The November Report showed the unemployment rate declined from 8.1% in August to 7.8% in September. This drop caught Republicans and Democrats off guard. Conservatives charged conspiracy! Republican Representative Allen West of Florida even went so far as to assert the data was so manipulated that it was reminiscent of an Orwellian plot. Democrats fired back quickly, but were at a loss to provide a rational explanation.

The conspiracy theories have quieted, and Welch has suggested his tweeted comment should have been in the form of a question. Therefore, we will answer Welch’s question by explaining why the unemployment report seemed so surprising.

There are two reasons why observers scratched their heads when the unemployment rate dropped from 8.1% to 7.8%.

  •  Reason #1: The rate has remained above 8% since the recession started, and the economy is growing so slowly it does not appear capable of creating enough jobs to reduce the unemployment rate so significantly.
  •  Reason #2: The employment report showed only 114,000 new jobs were created in September – a number that appears inconsistent with a drop in the unemployment rate from 8.1% to 7.8%. The report also showed that 873,000 more people were employed during September than in August, and 456,000 fewer people were unemployed.


The first point:  The “unemployment rate” comes from a different source of data than does the number of new jobs created. The rate is based on information collected by census workers in the field who talk to a random sample of 60,000 households monthly. This is called the “Household Survey” and its results are rarely revised in subsequent months.

The number of new jobs created, the “Payroll Survey,” comes from a monthly survey of 140,000 businesses and government agencies. The time lag within which these businesses submit their data means current estimates of new jobs created is almost always revised in subsequent months.

This month, the August payroll survey was revised upward by 48%, from 96,000 to 142,000. Furthermore, the July survey was revised up by 28%, from 141,000 to 181,000.

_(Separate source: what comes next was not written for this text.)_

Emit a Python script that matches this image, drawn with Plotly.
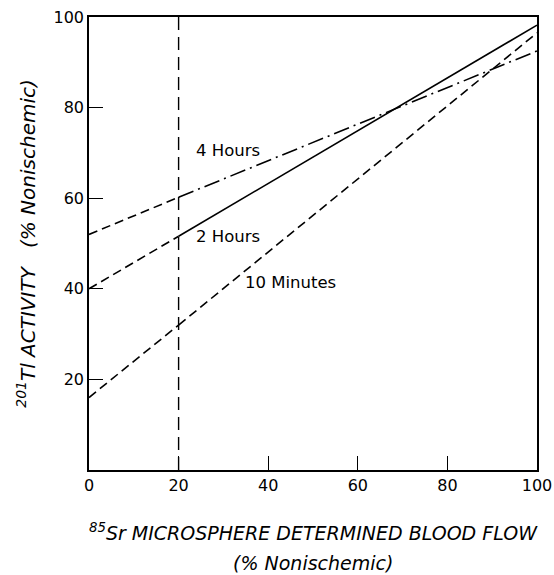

The problem is that analysts look at the number of new jobs created as if it is gospel; when, in fact, it is one of the most variable numbers released monthly by DOL.

The second point: It is important that analyst look more deeply at what is happening in the economy. If they did so, they would notice many positive developments occurring. For example, last month’s developments that signaled a stronger economic recovery were as follows. New claims for unemployment compensation decreased, oil prices declined and the following indicators increased:  labor productivity, personal spending, retail sales, auto and truck sales, housing starts, consumer confidence, manufacturing purchases and service purchases.

Given all of the positive developments, it is easy to see why the drop in unemployment rate occurred and more importantly, why it should not be a mystery.